Communication and Support as a Caregiver

From the moment of diagnosis to remission, cancer affects not only the patient, but their entire support system. Friends and family become caregivers, and at times those roles can become overwhelming. This section offers introductory and supplementary resources, links, helpful tools and topics for caregivers supporting a loved one who is battling cancer.

Helpful Tips for Caregivers

Knowing what to say or how to act with a loved one who has breast cancer is challenging – it is normal to feel unsure.
Here are some tips that you may find helpful during your loved one’s cancer journey (via Willow Breast and Hereditary Cancer Support):

  • Be a good listener and let them direct the conversation – let them decide if they want to talk about their cancer.
  • Respect their privacy. Don’t pry for details – let them share as much about their situation as they would like to.
  • Be honest and open in admitting your own feeling and concerns. It’s OK to tell them that you are not sure what to say or do.
  • Assure them that you are there for them and would like to help however you can.
  • Be specific about ways you can help and then follow through with your offer.
  • If treatment is over, that doesn’t necessarily mean that they no longer need your support. Continue to reach out and offer your support.
  • Make them laugh. Without sounding cliché, laughter is sometimes the best medicine.
  • Don`t do it all by yourself. Offering practical and timely help to your loved one is easier when you have some assistance. Anyone who tries to shoulder the burden on their owner is bound to burn out. Maybe the patient has friends, extended family, or neighbours who would be interested in making a helpful contribution during your loved one`s journey.
  • Join an online forum or support group for breast cancer caregivers to learn more helpful tips. Support from others who are on the same journey can be very helpful.

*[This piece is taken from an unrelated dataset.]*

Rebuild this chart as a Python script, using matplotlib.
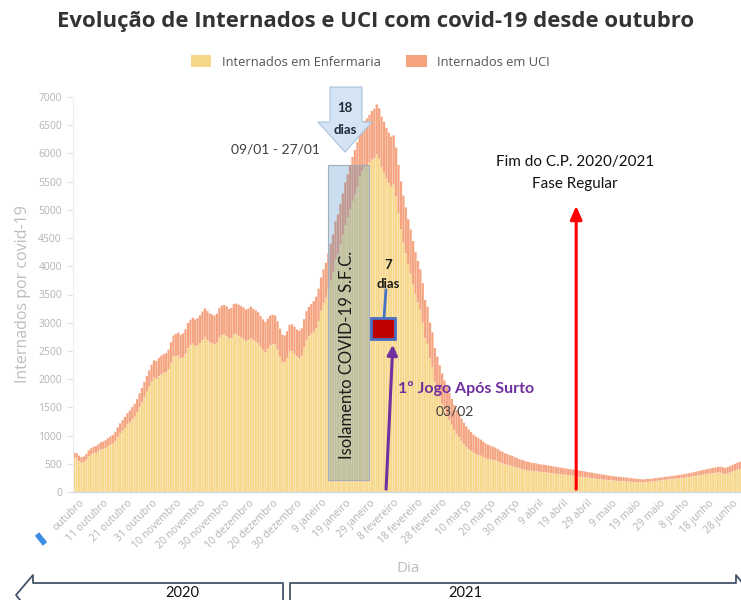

Tips for Practical Help (via Willow Breast and Hereditary Cancer Support)

Practical help is essential during your loved one’s journey. Taking on tasks will ease the patient’s burden of day-to-day activities. Some specific tasks include:

  • Take your loved one to medical appointments and offer to take notes of what the doctor has to say
  • If the patients is having chemotherapy or radiation, drive and accompany them to a treatment session
  • Pick up their kids from school
  • Look after the kids for an evening or weekend
  • Walk the dog
  • Do laundry
  • Clean the house
  • Get groceries
  • Organize a group of friends to take turns cooking or performing other tasks
  • Bring meals in disposable dishes that do not need to be returned and can be frozen if needed. Ask them what their favorite meals are and if there are any foods that may not be able tolerable during their treatments
  • Bring some feel-good DVDs to watch or books to read

(via Willow Breast and Hereditary Cancer Support)

The best 6 ways to support YOURSELF when a loved one has cancer (via breastcancer.org):

1. Feed your body. Your body is essentially your caregiving machine. It’s important to keep it maintained and efficient by eating nutritional foods regularly, exercising consistently to produce energy and to also lessen the stress of caregiving, and to ensure you’re getting six to eight hours of sleep every night.

2. Feed your mind. Your state of mind is directly related to your energy level and mood. It is important to keep your mind in the present, because thinking about what tomorrow might bring may bring anxiety and depression. Some caregivers find it’s useful to use a journal as a soothing process to empty your mind of stress or to speak to other caregivers who are experiencing the same chaos. There are many online support groups you can use along your journey.

3. Feed your soul. Spiritual substance is often acquired when a caregiver is going through cancer with a loved one. These people are often on a quest to make some sense of this time of their lives, and ultimately the journey of life itself. It is important to pray and meditate – these spiritual tools may rearrange some priorities – but you will also gain some understanding.

4. Preserve your energy. Going through breast cancer with a loved one can be physically and emotionally exhausting, so it’s important to preserve ever bit of energy you have. By feeding your body, mind and soul, you will in turn gain and preserve energy. The patient needs every bit of energy and positivity you have when you are with them.

5. Evaluate your priorities. Unfortunately, you are not superman or superwoman. It is impossible to take care of the patient 100 per cent of the time. Be realistic – patients are capable of comp leting some tasks but set reasonable limits with your loved one. If possible, delegate some responsibilities to other loved ones of your patient. If need be, recruit friends or family to help with some responsibilities. This will help you be the best caregiver you can be.

6. Find your strength. You’re a strong person and you’re a part of your loved one’s journey for a reason. When you’re feeling weak, remember you’re a courageous, capable person.